Nadja Benaissa: Tränen beim Urteilsspruch

Nadja Benaissa muss nicht in Haft: Sie erhält zwei Jahre auf Bewährung und 300 Stunden gemeinnützige Arbeit.

Darmstadt. Amtsrichter Dennis Wacker nimmt sich für die Begründung seines Urteils viel Zeit. Ja, die No-Angels-Sängerin Nadja Benaissa habe 2004 einen Liebhaber beim Sex mit dem Aids-Virus angesteckt, weil sie ihre HIV-Infektion verschwieg und kein Kondom benutzt wurde. Nein, die 28-Jährige müsse deshalb nicht ins Gefängnis. Das war zwar seit Mittwoch erwartet worden, ließ aber trotzdem aufhorchen. Denn gefährliche Körperverletzung kann mit bis zu zehn Jahren Haft bestraft werden.

Zwei Jahre auf Bewährung und 300 Arbeitsstunden in einer Aids-Einrichtung reichen aus, wie der Richter meint. In dieser Strafe ist auch der Fall eines anderen Mannes enthalten, der sich nicht ansteckte. Ihr Geständnis und ihre Reue hätten die junge Mutter "gerettet".

Der Richter schildert am Ende des Prozesses den Weg einer Frau, "deren Lebenslauf viele Brüche hat". Benaissa gerät als Schülerin an falsche Freunde und an Drogen, sie wird als Teenager schwanger, steigt dann mit der Castingband No Angels plötzlich in den Pop-Himmel auf und schlittert immer wieder "in häufig wechselnde Beziehungen".

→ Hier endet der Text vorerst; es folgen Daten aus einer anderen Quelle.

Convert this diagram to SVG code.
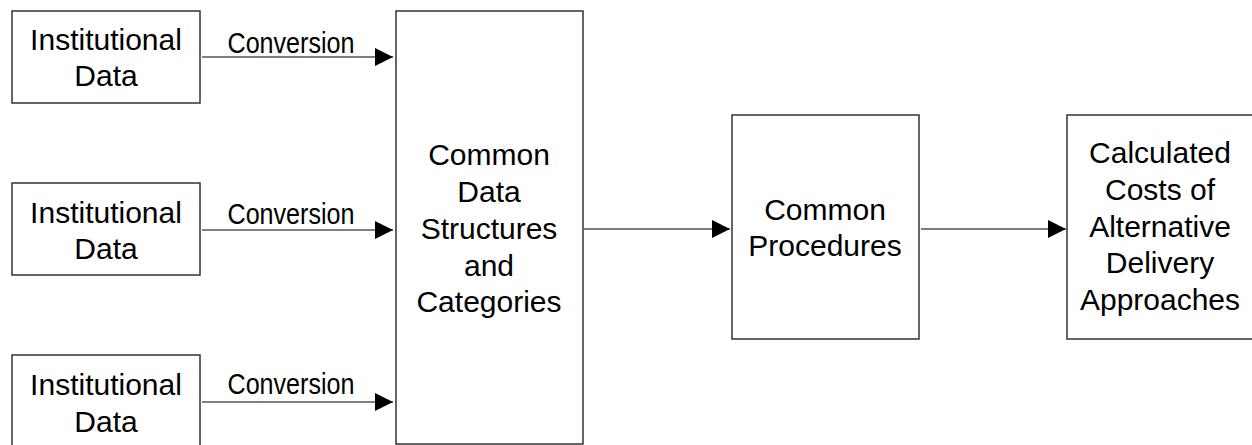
<svg xmlns="http://www.w3.org/2000/svg" width="1252" height="445" viewBox="0 0 1252 445">
  <style>
    .box { fill: #ffffff; stroke: #333333; stroke-width: 1.5; }
    .lbl { font-family: "Liberation Sans", Arial, sans-serif; font-size: 30px; fill: #000000; text-anchor: middle; }
    .conv { font-family: "Liberation Sans", Arial, sans-serif; font-size: 29px; fill: #000000; text-anchor: middle; }
    .edge { stroke: #000000; stroke-width: 1.2; fill: none; marker-end: url(#arrow); }
  </style>
  <defs>
    <marker id="arrow" markerUnits="userSpaceOnUse" markerWidth="18" markerHeight="18" refX="18" refY="9" orient="auto">
      <path d="M0,0 L18,9 L0,18 Z" fill="#000000"/>
    </marker>
  </defs>
  <rect width="1252" height="445" fill="#ffffff"/>

  <g id="source-1">
    <rect class="box" x="12" y="11" width="188" height="92"/>
    <text class="lbl" x="106" y="50">Institutional</text>
    <text class="lbl" x="106" y="86">Data</text>
  </g>
  <g id="source-2">
    <rect class="box" x="12" y="183" width="188" height="92"/>
    <text class="lbl" x="106" y="223">Institutional</text>
    <text class="lbl" x="106" y="259">Data</text>
  </g>
  <g id="source-3">
    <rect class="box" x="12" y="355" width="188" height="100"/>
    <text class="lbl" x="106" y="395">Institutional</text>
    <text class="lbl" x="106" y="432">Data</text>
  </g>
  <g id="common-data">
    <rect class="box" x="396" y="11" width="187" height="433"/>
    <text class="lbl" x="489" y="165">Common</text>
    <text class="lbl" x="489" y="202">Data</text>
    <text class="lbl" x="489" y="239">Structures</text>
    <text class="lbl" x="489" y="276">and</text>
    <text class="lbl" x="489" y="312">Categories</text>
  </g>
  <g id="common-procedures">
    <rect class="box" x="732" y="115" width="187" height="224"/>
    <text class="lbl" x="825" y="220">Common</text>
    <text class="lbl" x="825" y="256">Procedures</text>
  </g>
  <g id="calculated-costs">
    <rect class="box" x="1067" y="115" width="190" height="224"/>
    <text class="lbl" x="1160" y="163">Calculated</text>
    <text class="lbl" x="1160" y="200">Costs of</text>
    <text class="lbl" x="1160" y="237">Alternative</text>
    <text class="lbl" x="1160" y="273">Delivery</text>
    <text class="lbl" x="1160" y="310">Approaches</text>
  </g>

  <g id="connectors">
    <line class="edge" x1="202" y1="57" x2="393" y2="57"/>
    <line class="edge" x1="202" y1="230" x2="393" y2="230"/>
    <line class="edge" x1="202" y1="402" x2="393" y2="402"/>
    <line class="edge" x1="584" y1="229" x2="730" y2="229"/>
    <line class="edge" x1="921" y1="229" x2="1066" y2="229"/>
    <text class="conv" x="291" y="53" textLength="127" lengthAdjust="spacingAndGlyphs">Conversion</text>
    <text class="conv" x="291" y="224" textLength="127" lengthAdjust="spacingAndGlyphs">Conversion</text>
    <text class="conv" x="291" y="394" textLength="127" lengthAdjust="spacingAndGlyphs">Conversion</text>
  </g>
</svg>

Mit Sex sei sie oft sorglos umgegangen, obwohl sie seit 1999 von ihrer HIV-Infektion und damit von der Ansteckungsgefahr für ihre Liebhaber wusste. Aber: "Es geht nicht um die Stigmatisierung von Menschen mit HIV", sagt Wacker. "Es geht um menschliches Versagen einer einzelnen Person." Und: "Es obliegt grundsätzlich beiden Partnern, sich zu schützen." Während der Richter spricht, kann die 28-Jährige ihre Tränen nicht mehr zurückhalten. Schützend hält sie ihre rechte Hand vors Gesicht.

Entscheidend für Wacker ist die Gegenwart. Nachdem Benaissa im April 2009 nach zehn Tagen U-Haft freikam, habe sie sich mit therapeutischer Hilfe intensiv mit sich und ihrem Lebenswandel befasst. Das habe Früchte getragen.

"Ich glaube, dass es ein angemessener Schuldausgleich ist", sagt Staatsanwalt Peter Liesenfeld nach dem Urteil. Die Deutsche Aids-Hilfe bedauerte die Verurteilung. "Von dem Urteil gehen die falschen Botschaften aus. Sie werden der HIV-Prävention und der Emanzipation von chronisch Kranken Schaden zufügen", teilte der Verein mit.